--- begin ---
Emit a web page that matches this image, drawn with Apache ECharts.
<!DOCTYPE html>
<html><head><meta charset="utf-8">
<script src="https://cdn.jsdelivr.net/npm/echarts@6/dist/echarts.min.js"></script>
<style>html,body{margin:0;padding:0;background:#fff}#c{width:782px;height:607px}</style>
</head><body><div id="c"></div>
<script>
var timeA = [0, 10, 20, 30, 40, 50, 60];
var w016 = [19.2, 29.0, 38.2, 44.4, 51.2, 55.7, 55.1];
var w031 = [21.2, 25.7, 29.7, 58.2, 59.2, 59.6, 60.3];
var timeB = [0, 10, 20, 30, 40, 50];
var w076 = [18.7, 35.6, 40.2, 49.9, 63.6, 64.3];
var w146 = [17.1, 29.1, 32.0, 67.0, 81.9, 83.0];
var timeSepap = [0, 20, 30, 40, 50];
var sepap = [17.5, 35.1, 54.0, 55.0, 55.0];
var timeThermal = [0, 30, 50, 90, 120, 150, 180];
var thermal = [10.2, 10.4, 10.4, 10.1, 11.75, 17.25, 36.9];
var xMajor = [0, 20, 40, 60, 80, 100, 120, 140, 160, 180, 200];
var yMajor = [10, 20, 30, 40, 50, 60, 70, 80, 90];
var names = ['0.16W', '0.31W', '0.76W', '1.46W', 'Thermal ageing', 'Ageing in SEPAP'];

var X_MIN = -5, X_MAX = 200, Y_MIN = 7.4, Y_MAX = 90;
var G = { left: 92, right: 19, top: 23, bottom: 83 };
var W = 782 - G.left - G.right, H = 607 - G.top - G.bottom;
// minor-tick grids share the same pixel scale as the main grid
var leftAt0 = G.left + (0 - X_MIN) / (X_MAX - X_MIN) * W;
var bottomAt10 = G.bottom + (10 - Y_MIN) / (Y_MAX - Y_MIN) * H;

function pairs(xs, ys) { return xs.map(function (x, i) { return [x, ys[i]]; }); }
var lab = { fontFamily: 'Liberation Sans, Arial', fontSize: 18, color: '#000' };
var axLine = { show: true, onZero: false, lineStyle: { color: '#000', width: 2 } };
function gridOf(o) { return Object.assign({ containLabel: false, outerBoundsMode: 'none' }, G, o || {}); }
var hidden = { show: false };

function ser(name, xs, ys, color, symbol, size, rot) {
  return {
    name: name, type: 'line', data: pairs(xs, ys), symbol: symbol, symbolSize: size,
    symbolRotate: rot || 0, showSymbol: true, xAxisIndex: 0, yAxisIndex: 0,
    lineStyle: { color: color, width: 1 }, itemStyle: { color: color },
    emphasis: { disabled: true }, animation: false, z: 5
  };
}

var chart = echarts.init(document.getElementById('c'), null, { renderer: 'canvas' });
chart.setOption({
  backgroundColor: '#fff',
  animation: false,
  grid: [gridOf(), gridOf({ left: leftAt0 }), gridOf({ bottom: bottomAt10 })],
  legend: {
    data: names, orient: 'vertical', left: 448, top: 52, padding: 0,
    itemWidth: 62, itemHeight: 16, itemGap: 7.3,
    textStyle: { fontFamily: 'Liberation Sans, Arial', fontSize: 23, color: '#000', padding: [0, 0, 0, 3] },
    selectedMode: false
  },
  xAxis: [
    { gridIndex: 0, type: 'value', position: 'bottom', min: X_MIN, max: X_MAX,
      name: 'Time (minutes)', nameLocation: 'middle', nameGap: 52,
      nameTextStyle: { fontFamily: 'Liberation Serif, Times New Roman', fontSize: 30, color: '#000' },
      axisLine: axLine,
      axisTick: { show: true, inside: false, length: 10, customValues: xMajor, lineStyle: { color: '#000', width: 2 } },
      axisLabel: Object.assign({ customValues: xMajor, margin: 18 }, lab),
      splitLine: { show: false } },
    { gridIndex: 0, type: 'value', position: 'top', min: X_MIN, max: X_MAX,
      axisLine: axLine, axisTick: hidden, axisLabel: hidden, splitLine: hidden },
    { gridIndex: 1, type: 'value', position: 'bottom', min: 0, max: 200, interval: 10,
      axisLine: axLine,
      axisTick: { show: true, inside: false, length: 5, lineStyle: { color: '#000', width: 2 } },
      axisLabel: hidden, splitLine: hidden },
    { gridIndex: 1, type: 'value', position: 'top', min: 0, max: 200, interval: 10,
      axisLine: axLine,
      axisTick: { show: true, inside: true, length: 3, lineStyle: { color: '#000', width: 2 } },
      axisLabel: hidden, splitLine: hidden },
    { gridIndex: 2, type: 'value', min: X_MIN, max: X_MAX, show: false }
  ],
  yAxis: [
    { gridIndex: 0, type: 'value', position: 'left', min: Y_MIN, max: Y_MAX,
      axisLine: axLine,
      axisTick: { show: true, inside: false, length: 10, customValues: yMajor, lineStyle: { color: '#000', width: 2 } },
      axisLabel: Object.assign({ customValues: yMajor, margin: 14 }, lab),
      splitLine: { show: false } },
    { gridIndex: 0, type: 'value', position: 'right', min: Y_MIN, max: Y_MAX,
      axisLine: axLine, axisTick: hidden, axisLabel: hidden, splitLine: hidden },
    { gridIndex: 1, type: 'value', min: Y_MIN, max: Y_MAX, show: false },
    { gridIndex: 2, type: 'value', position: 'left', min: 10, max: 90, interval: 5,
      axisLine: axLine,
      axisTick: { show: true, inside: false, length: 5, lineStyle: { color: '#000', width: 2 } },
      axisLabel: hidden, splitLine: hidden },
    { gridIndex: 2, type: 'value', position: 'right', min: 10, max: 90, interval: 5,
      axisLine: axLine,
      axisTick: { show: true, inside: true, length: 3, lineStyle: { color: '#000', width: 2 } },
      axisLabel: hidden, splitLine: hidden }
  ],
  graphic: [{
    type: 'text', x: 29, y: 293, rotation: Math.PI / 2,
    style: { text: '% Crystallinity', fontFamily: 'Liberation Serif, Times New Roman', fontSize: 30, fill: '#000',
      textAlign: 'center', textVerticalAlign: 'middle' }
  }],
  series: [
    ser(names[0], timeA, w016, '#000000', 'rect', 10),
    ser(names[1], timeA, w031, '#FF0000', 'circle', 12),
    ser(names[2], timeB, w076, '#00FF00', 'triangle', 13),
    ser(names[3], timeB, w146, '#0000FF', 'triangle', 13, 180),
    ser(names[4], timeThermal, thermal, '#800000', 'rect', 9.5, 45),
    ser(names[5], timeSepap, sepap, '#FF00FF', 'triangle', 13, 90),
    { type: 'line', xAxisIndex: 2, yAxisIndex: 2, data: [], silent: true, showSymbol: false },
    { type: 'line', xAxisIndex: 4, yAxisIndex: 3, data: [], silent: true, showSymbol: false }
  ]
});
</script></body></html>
--- end ---
▶ _What you will do_
Copy out every line of the data above, exactly as given.

▶ _Problem solution_
Emit a web page that matches this image, drawn with Apache ECharts.
<!DOCTYPE html>
<html><head><meta charset="utf-8">
<script src="https://cdn.jsdelivr.net/npm/echarts@6/dist/echarts.min.js"></script>
<style>html,body{margin:0;padding:0;background:#fff}#c{width:782px;height:607px}</style>
</head><body><div id="c"></div>
<script>
var timeA = [0, 10, 20, 30, 40, 50, 60];
var w016 = [19.2, 29.0, 38.2, 44.4, 51.2, 55.7, 55.1];
var w031 = [21.2, 25.7, 29.7, 58.2, 59.2, 59.6, 60.3];
var timeB = [0, 10, 20, 30, 40, 50];
var w076 = [18.7, 35.6, 40.2, 49.9, 63.6, 64.3];
var w146 = [17.1, 29.1, 32.0, 67.0, 81.9, 83.0];
var timeSepap = [0, 20, 30, 40, 50];
var sepap = [17.5, 35.1, 54.0, 55.0, 55.0];
var timeThermal = [0, 30, 50, 90, 120, 150, 180];
var thermal = [10.2, 10.4, 10.4, 10.1, 11.75, 17.25, 36.9];
var xMajor = [0, 20, 40, 60, 80, 100, 120, 140, 160, 180, 200];
var yMajor = [10, 20, 30, 40, 50, 60, 70, 80, 90];
var names = ['0.16W', '0.31W', '0.76W', '1.46W', 'Thermal ageing', 'Ageing in SEPAP'];

var X_MIN = -5, X_MAX = 200, Y_MIN = 7.4, Y_MAX = 90;
var G = { left: 92, right: 19, top: 23, bottom: 83 };
var W = 782 - G.left - G.right, H = 607 - G.top - G.bottom;
// minor-tick grids share the same pixel scale as the main grid
var leftAt0 = G.left + (0 - X_MIN) / (X_MAX - X_MIN) * W;
var bottomAt10 = G.bottom + (10 - Y_MIN) / (Y_MAX - Y_MIN) * H;

function pairs(xs, ys) { return xs.map(function (x, i) { return [x, ys[i]]; }); }
var lab = { fontFamily: 'Liberation Sans, Arial', fontSize: 18, color: '#000' };
var axLine = { show: true, onZero: false, lineStyle: { color: '#000', width: 2 } };
function gridOf(o) { return Object.assign({ containLabel: false, outerBoundsMode: 'none' }, G, o || {}); }
var hidden = { show: false };

function ser(name, xs, ys, color, symbol, size, rot) {
  return {
    name: name, type: 'line', data: pairs(xs, ys), symbol: symbol, symbolSize: size,
    symbolRotate: rot || 0, showSymbol: true, xAxisIndex: 0, yAxisIndex: 0,
    lineStyle: { color: color, width: 1 }, itemStyle: { color: color },
    emphasis: { disabled: true }, animation: false, z: 5
  };
}

var chart = echarts.init(document.getElementById('c'), null, { renderer: 'canvas' });
chart.setOption({
  backgroundColor: '#fff',
  animation: false,
  grid: [gridOf(), gridOf({ left: leftAt0 }), gridOf({ bottom: bottomAt10 })],
  legend: {
    data: names, orient: 'vertical', left: 448, top: 52, padding: 0,
    itemWidth: 62, itemHeight: 16, itemGap: 7.3,
    textStyle: { fontFamily: 'Liberation Sans, Arial', fontSize: 23, color: '#000', padding: [0, 0, 0, 3] },
    selectedMode: false
  },
  xAxis: [
    { gridIndex: 0, type: 'value', position: 'bottom', min: X_MIN, max: X_MAX,
      name: 'Time (minutes)', nameLocation: 'middle', nameGap: 52,
      nameTextStyle: { fontFamily: 'Liberation Serif, Times New Roman', fontSize: 30, color: '#000' },
      axisLine: axLine,
      axisTick: { show: true, inside: false, length: 10, customValues: xMajor, lineStyle: { color: '#000', width: 2 } },
      axisLabel: Object.assign({ customValues: xMajor, margin: 18 }, lab),
      splitLine: { show: false } },
    { gridIndex: 0, type: 'value', position: 'top', min: X_MIN, max: X_MAX,
      axisLine: axLine, axisTick: hidden, axisLabel: hidden, splitLine: hidden },
    { gridIndex: 1, type: 'value', position: 'bottom', min: 0, max: 200, interval: 10,
      axisLine: axLine,
      axisTick: { show: true, inside: false, length: 5, lineStyle: { color: '#000', width: 2 } },
      axisLabel: hidden, splitLine: hidden },
    { gridIndex: 1, type: 'value', position: 'top', min: 0, max: 200, interval: 10,
      axisLine: axLine,
      axisTick: { show: true, inside: true, length: 3, lineStyle: { color: '#000', width: 2 } },
      axisLabel: hidden, splitLine: hidden },
    { gridIndex: 2, type: 'value', min: X_MIN, max: X_MAX, show: false }
  ],
  yAxis: [
    { gridIndex: 0, type: 'value', position: 'left', min: Y_MIN, max: Y_MAX,
      axisLine: axLine,
      axisTick: { show: true, inside: false, length: 10, customValues: yMajor, lineStyle: { color: '#000', width: 2 } },
      axisLabel: Object.assign({ customValues: yMajor, margin: 14 }, lab),
      splitLine: { show: false } },
    { gridIndex: 0, type: 'value', position: 'right', min: Y_MIN, max: Y_MAX,
      axisLine: axLine, axisTick: hidden, axisLabel: hidden, splitLine: hidden },
    { gridIndex: 1, type: 'value', min: Y_MIN, max: Y_MAX, show: false },
    { gridIndex: 2, type: 'value', position: 'left', min: 10, max: 90, interval: 5,
      axisLine: axLine,
      axisTick: { show: true, inside: false, length: 5, lineStyle: { color: '#000', width: 2 } },
      axisLabel: hidden, splitLine: hidden },
    { gridIndex: 2, type: 'value', position: 'right', min: 10, max: 90, interval: 5,
      axisLine: axLine,
      axisTick: { show: true, inside: true, length: 3, lineStyle: { color: '#000', width: 2 } },
      axisLabel: hidden, splitLine: hidden }
  ],
  graphic: [{
    type: 'text', x: 29, y: 293, rotation: Math.PI / 2,
    style: { text: '% Crystallinity', fontFamily: 'Liberation Serif, Times New Roman', fontSize: 30, fill: '#000',
      textAlign: 'center', textVerticalAlign: 'middle' }
  }],
  series: [
    ser(names[0], timeA, w016, '#000000', 'rect', 10),
    ser(names[1], timeA, w031, '#FF0000', 'circle', 12),
    ser(names[2], timeB, w076, '#00FF00', 'triangle', 13),
    ser(names[3], timeB, w146, '#0000FF', 'triangle', 13, 180),
    ser(names[4], timeThermal, thermal, '#800000', 'rect', 9.5, 45),
    ser(names[5], timeSepap, sepap, '#FF00FF', 'triangle', 13, 90),
    { type: 'line', xAxisIndex: 2, yAxisIndex: 2, data: [], silent: true, showSymbol: false },
    { type: 'line', xAxisIndex: 4, yAxisIndex: 3, data: [], silent: true, showSymbol: false }
  ]
});
</script></body></html>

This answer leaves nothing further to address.